Democrat Landrieu currently serves on the Senate’s and already is in hot water about a series of earmarks for funding schools nationwide (including in Louisiana in the first year) with a reading program mainly geared towards Washington, D.C. schools. Officials there claimed they didn’t really want the program and the timing of the earmark relative to campaign fundraisers staged for Landrieu have led many to charge Landrieu with exchanging her support for campaign donations (which followed on the heels of yet another incident of questionable fundraising.)

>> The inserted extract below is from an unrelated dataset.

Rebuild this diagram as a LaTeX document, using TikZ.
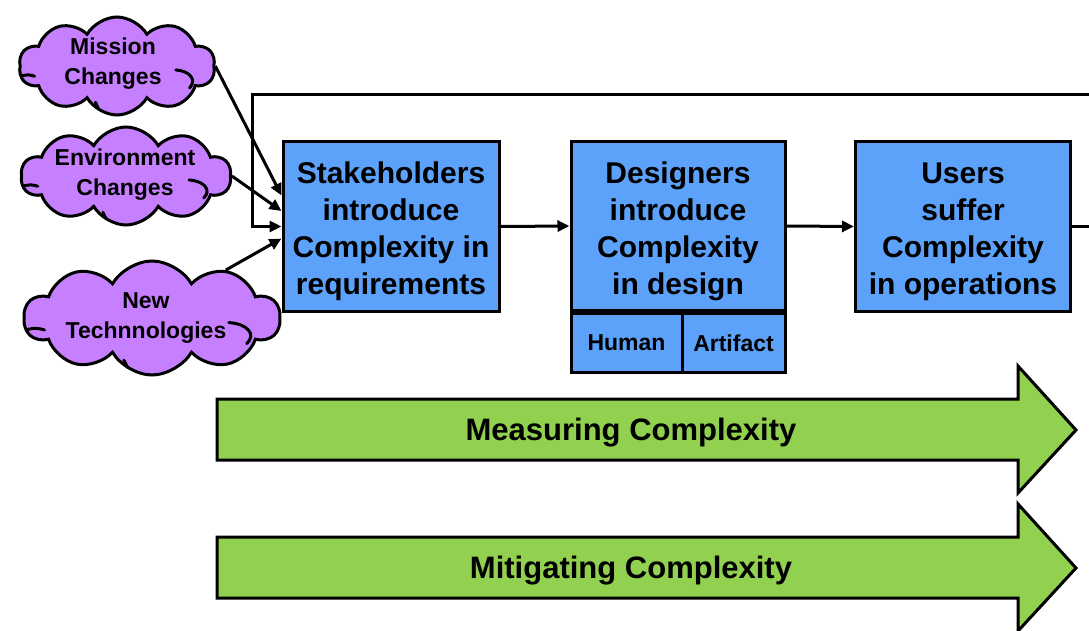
\documentclass[tikz,border=0pt]{standalone}
\usepackage{fontspec}
\setmainfont{Liberation Sans}
\usetikzlibrary{shapes.symbols,arrows.meta,calc}

\definecolor{boxblue}{HTML}{5CA1FA}
\definecolor{cloudpurple}{HTML}{C680FF}
\definecolor{arrowgreen}{HTML}{92D050}

\tikzset{
  stagebox/.style={draw=black, line width=3pt, fill=boxblue, inner sep=0pt},
  stagetext/.style={align=center, inner sep=0pt,
    font=\fontsize{30}{37}\selectfont\bfseries},
  subbox/.style={draw=black, line width=3pt, fill=boxblue, inner sep=0pt,
    font=\fontsize{23}{27}\selectfont\bfseries},
  driver/.style={cloud, cloud puffs=10, cloud puff arc=120, aspect=2.2,
    draw=black, line width=3pt, fill=cloudpurple, inner sep=0pt},
  drivertext/.style={align=center, inner sep=0pt,
    font=\fontsize{23}{30}\selectfont\bfseries},
  curl/.style={line width=3pt, line cap=round},
  flow/.style={line width=3pt, -{Triangle[length=12pt,width=11pt]}},
  phasearrow/.style={draw=black, line width=3pt, fill=arrowgreen, line join=miter},
  phaselabel/.style={font=\fontsize{31}{37}\selectfont\bfseries, inner sep=0pt}
}

% inner curls of a cloud, in units of its half width and half height
\newcommand{\cloudcurls}[3]{%
  \begin{scope}[shift={(#1.center)}, xscale=#2, yscale=#3]
    \draw[curl] (-0.97,0.2) .. controls (-0.92,0.17) and (-0.88,0.18) .. (-0.84,0.21);
    \draw[curl] (0.6,0.08) .. controls (0.74,0.1) and (0.82,0.28) .. (0.74,0.45);
    \draw[curl] (-0.22,0.74) .. controls (-0.21,0.79) and (-0.2,0.83) .. (-0.19,0.87);
  \end{scope}}

\begin{document}
\begin{tikzpicture}[x=1pt, y=-1pt]
  \clip (0,0) rectangle (1089,631);
  \fill[white] (0,0) rectangle (1089,631);

  % the three stages
  \node[stagebox, minimum width=216pt, minimum height=169pt] (stake) at (391,226.5) {};
  \node[stagetext] (staketext) at (391,231.5)
    {Stakeholders\\introduce\\Complexity in\\requirements};
  \node[stagebox, minimum width=214pt, minimum height=169pt] (design) at (678,226) {};
  \node[stagetext] (designtext) at (678,231)
    {Designers\\introduce\\Complexity\\in design};
  \node[stagebox, minimum width=215pt, minimum height=169pt] (users) at (963,226.5) {};
  \node[stagetext] (userstext) at (963,231.5)
    {Users\\suffer\\Complexity\\in operations};

  % sub-compartments under the design stage
  \node[subbox, minimum width=111pt, minimum height=59pt, anchor=north west]
    (human) at (design.south west) {Human};
  \node[subbox, minimum width=103pt, minimum height=59pt, anchor=north east]
    (artifact) at (design.south east) {Artifact};

  % external drivers
  \node[driver, minimum width=196pt, minimum height=98pt] (mission) at (117,66) {};
  \cloudcurls{mission}{98}{49}
  \node[drivertext] (missiontext) at (113,64) {Mission\\Changes};
  \node[driver, minimum width=210pt, minimum height=98pt] (environ) at (126,176) {};
  \cloudcurls{environ}{105}{49}
  \node[drivertext] (environtext) at (125,175) {Environment\\Changes};
  \node[driver, minimum width=256pt, minimum height=114pt] (newtech) at (152,318) {};
  \cloudcurls{newtech}{128}{57}
  \node[drivertext] (newtechtext) at (146,318) {New\\Technnologies};

  % flow between stages
  \draw[flow] (stake.east) -- (design.west);
  \draw[flow] (design.east) -- (users.west);

  % feedback loop from operations back to requirements
  \coordinate (loopright) at (1110,95);
  \coordinate (loopleft) at (252,95);
  \draw[flow] (users.east) -| (loopright) -- (loopleft) |- (stake.west);

  % drivers feeding the requirements stage
  \draw[flow] (mission.east) -- ($(stake.north west)!0.32!(stake.south west)$);
  \draw[flow] (environ.east) -- ($(stake.north west)!0.41!(stake.south west)$);
  \draw[flow] (newtech.33) -- ($(stake.north west)!0.57!(stake.south west)$);

  % phase arrows
  \draw[phasearrow] (217,399) -- (1018,399) -- (1018,366) -- (1076,430)
    -- (1018,493) -- (1018,460) -- (217,460) -- cycle;
  \node[phaselabel] (measure) at (631,433) {Measuring Complexity};

  \draw[phasearrow] (217,537) -- (1018,537) -- (1018,504) -- (1076,568)
    -- (1018,631) -- (1018,598) -- (217,598) -- cycle;
  \node[phaselabel] (mitigate) at (631,571) {Mitigating Complexity};
\end{tikzpicture}
\end{document}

More generally, Landrieu argues for earmarks – using rhetoric stunningly myopic. For one, Landrieu seems to think the $17 billion currently set aside for these “is made to sound like a huge amount of money.” That’s only because it is a huge amount of money, as well as spent for the wrong reasons. It’s funny how Landrieu has whined on several occasions over far smaller sums of money, such as when the state and federal government were jockeying over whether the state should pay $800 million in matching funds for hurricane recovery (the federal government by now having pumped in perhaps 100 times that figure). To math teachers, a number’s value is its number and larger numbers are always larger than smaller ones. To Landrieu, it seems numbers and their relative placements are defined only by politics.

Myopia also extends to her philosophical defense of the practice. Along the lines of the argument that “worthy” projects may be stalled for years that earmarks promote, she said “There are actually some good ideas that don't come out of the federal bureaucracy.” Perhaps, but that does not then necessarily mean that an overtly political process is the only or even best way to create a priority list given that process creates tremendous incentives to place more priority on a legislator’s political career than on any objective criteria. While some argue that this process helps “good” projects along, they conveniently forget to admit that it equally elevates “bad” projects that otherwise never should see any funding.

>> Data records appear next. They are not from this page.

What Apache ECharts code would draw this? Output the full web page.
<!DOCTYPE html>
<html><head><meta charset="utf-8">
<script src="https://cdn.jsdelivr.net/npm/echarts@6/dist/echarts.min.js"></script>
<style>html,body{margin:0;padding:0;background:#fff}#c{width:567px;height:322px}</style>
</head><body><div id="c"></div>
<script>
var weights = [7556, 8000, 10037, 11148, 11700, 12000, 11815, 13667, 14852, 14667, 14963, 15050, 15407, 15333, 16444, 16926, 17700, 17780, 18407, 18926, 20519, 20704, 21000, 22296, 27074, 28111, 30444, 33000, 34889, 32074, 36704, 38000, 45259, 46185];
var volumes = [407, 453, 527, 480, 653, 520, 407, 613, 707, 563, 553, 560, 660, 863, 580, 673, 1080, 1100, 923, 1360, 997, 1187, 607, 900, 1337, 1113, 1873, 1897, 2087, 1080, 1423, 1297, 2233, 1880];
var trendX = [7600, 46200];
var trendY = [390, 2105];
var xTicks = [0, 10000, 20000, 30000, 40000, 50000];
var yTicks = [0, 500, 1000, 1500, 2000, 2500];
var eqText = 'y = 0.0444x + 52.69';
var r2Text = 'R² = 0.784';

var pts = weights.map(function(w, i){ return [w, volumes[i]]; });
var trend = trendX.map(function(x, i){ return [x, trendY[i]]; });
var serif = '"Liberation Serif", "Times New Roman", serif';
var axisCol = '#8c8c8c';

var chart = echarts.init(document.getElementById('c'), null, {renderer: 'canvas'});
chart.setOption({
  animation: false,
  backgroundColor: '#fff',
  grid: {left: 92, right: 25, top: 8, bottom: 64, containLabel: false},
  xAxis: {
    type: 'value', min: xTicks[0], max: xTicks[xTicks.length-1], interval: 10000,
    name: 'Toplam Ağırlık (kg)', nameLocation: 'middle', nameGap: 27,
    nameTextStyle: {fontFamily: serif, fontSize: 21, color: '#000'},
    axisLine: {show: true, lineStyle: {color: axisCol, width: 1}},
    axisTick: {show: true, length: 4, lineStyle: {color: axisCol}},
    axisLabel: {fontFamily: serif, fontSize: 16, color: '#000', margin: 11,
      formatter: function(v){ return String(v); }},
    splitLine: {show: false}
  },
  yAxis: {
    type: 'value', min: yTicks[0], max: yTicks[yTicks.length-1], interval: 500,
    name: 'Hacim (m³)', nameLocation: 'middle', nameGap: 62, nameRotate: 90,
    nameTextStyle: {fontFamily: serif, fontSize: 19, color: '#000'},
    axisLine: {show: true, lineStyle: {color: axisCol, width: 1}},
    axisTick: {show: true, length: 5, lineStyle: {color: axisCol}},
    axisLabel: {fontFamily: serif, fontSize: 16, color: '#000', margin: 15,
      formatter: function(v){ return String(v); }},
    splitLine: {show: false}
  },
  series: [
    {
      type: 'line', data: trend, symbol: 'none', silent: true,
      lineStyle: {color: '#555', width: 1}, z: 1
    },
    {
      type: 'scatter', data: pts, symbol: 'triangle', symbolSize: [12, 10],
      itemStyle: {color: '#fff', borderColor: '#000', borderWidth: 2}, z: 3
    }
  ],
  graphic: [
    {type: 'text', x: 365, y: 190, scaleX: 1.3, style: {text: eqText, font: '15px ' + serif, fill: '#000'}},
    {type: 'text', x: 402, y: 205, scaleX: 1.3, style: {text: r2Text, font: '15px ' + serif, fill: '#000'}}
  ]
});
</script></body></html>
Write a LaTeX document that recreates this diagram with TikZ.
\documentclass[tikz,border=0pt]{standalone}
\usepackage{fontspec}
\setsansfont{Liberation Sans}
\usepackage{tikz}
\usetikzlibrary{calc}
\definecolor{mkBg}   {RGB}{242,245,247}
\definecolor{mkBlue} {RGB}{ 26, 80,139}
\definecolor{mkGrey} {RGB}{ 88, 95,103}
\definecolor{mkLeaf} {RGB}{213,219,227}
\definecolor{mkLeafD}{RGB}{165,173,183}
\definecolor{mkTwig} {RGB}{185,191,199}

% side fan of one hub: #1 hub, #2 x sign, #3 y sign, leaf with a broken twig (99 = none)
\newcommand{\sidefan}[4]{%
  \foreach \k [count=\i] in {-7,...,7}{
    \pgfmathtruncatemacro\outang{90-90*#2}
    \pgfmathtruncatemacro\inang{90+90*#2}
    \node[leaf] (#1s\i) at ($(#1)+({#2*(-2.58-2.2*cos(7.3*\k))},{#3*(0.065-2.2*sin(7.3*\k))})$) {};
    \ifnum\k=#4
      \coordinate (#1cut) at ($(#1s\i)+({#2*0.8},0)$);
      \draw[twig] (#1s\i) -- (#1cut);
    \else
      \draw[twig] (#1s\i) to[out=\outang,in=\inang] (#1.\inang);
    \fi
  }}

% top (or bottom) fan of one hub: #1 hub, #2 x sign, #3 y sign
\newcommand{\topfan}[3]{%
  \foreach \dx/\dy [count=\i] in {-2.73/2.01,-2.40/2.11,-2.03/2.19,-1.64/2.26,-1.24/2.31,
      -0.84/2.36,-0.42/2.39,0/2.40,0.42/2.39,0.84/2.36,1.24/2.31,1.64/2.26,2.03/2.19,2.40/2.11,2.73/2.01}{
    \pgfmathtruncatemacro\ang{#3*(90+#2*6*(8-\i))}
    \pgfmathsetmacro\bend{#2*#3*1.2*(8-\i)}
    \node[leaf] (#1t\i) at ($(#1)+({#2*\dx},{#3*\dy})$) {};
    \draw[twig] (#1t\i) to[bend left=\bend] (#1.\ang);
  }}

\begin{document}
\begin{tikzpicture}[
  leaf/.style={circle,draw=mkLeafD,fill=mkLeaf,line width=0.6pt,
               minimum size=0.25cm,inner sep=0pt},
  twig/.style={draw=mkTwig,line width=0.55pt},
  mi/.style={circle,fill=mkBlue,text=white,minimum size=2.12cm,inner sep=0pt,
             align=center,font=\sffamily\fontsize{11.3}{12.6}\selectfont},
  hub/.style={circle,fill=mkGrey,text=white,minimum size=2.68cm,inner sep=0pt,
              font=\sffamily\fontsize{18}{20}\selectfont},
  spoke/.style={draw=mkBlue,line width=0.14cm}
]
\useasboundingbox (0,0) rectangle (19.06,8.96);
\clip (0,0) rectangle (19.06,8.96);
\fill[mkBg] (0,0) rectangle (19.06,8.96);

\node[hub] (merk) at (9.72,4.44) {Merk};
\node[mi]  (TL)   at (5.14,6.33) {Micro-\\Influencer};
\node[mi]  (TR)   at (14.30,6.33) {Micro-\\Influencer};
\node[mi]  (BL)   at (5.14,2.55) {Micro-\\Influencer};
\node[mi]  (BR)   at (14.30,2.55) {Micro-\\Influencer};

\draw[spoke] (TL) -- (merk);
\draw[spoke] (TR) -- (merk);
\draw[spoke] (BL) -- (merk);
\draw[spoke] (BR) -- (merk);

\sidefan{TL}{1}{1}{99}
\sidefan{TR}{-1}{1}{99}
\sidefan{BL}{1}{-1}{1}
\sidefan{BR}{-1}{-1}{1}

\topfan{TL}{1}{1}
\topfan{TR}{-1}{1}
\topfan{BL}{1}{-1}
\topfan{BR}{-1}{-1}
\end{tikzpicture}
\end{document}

An excellent example in the case of Landrieu concerns the occasions she used her political muscle to influence money to be spent for other dubious purposes that could have gone to flood protection prior to the 2005 hurricane disasters (on one, interfering with the evaluation process that qualified a marginal project). Generally speaking, Citizens Against Government Waste named her “Porker of the Month” for Sept., 2003 and gave her a special award for profligacy in 2006. Part of the latter spending another group, Taxpayers for Common Sense, has criticized her for what appears to be one of the biggest boondoggles floating around the federal government, replacing a lock on New Orleans’ Industrial Canal when little in the way of cost-effectiveness can justify spending nearly $800 million.

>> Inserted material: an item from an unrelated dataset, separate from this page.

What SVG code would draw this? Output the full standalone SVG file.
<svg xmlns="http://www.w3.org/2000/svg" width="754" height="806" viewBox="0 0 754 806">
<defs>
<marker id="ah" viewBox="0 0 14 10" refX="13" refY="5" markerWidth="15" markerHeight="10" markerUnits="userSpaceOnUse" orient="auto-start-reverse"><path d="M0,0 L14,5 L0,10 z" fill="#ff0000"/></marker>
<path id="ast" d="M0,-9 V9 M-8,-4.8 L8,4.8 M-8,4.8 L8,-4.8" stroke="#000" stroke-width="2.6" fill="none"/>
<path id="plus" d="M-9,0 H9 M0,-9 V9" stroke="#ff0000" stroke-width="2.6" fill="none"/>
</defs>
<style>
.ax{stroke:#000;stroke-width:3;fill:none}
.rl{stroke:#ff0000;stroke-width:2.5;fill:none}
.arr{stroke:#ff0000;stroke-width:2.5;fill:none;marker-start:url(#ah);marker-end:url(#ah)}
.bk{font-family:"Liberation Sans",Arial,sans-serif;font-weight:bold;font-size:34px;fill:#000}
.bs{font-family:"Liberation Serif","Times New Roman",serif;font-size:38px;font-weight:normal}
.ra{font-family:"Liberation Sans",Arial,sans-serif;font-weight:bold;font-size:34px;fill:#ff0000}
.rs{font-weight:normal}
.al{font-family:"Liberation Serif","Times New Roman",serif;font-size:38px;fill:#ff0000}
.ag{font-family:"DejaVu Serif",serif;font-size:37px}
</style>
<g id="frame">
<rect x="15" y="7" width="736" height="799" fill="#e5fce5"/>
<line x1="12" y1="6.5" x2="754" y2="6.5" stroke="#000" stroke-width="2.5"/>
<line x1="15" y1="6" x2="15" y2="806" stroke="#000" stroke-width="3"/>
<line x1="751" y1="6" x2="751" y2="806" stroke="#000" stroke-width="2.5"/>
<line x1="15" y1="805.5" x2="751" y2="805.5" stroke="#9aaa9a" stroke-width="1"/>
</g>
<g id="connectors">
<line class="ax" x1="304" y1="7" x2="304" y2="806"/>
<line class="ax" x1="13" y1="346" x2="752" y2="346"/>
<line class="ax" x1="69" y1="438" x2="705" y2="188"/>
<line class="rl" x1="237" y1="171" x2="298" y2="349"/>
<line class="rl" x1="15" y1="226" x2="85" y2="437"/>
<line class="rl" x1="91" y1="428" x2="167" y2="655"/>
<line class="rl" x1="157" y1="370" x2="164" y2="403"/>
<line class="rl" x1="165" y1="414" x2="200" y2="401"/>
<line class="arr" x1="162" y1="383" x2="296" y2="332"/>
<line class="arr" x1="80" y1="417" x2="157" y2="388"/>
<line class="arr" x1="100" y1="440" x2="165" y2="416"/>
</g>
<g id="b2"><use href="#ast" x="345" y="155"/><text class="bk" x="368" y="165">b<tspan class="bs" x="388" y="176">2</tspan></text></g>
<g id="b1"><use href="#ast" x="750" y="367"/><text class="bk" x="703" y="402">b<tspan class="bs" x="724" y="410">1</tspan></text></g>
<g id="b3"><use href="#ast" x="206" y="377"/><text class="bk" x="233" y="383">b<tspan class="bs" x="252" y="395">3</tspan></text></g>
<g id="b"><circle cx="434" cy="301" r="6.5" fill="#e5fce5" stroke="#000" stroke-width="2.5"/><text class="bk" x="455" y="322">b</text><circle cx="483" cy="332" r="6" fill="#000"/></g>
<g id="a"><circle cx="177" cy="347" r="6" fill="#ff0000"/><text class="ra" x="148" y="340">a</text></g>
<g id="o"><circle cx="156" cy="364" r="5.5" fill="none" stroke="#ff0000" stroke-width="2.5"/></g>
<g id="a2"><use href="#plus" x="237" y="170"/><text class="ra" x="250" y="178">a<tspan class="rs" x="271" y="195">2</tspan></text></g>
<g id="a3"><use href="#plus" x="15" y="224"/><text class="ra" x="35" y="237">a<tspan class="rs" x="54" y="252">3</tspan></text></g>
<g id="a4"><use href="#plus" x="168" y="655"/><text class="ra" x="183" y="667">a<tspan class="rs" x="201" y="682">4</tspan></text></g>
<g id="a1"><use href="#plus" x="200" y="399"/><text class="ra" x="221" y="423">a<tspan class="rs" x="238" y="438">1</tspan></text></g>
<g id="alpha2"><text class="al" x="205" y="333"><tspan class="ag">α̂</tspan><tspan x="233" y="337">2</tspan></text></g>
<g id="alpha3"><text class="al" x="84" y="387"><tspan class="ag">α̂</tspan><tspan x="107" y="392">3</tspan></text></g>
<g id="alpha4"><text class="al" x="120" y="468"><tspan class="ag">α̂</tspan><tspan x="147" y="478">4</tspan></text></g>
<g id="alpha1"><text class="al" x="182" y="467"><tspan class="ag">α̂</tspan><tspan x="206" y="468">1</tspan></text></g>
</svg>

When it’s said that earmarks serve a need and are just a fraction of the budget, it’s like saying you should pardon a drug dealer caught selling only small amounts of controlled substances who says she did it to help supply a need and thus is less guilty than a greedy dealer of large quantities. Size and intent contingencies doesn’t make it right or good public policy. Of course, Landrieu doesn’t understand this because she is blinded by her belief that government is not there just to provide basic protection from uncontrollable misfortune or evil and otherwise not interfere in people’s lives, but rather that it’s there to redistribute resources to rectify presumed “unfairness” – and part of that redistribution to her is in using it to maintain her place in elective office.

It’s just one more reason why Landrieu’s time in the Senate need not be extended past the end of this year.

1 comment:

Anonymous said...

The Baton Rouge Business Report says Jim Bernhard, CEO of The Shaw Group and former head of the Louisiana Democratic Party, might run against Landrieu as a Dem or an Independent. Even her party loyal are backing away from her.

But, the same article said Cleo Fields is counseling him to run. And Fields and Landrieu have long had a rift.

Happy Mardi Gras, and laissez le bon temps roulet!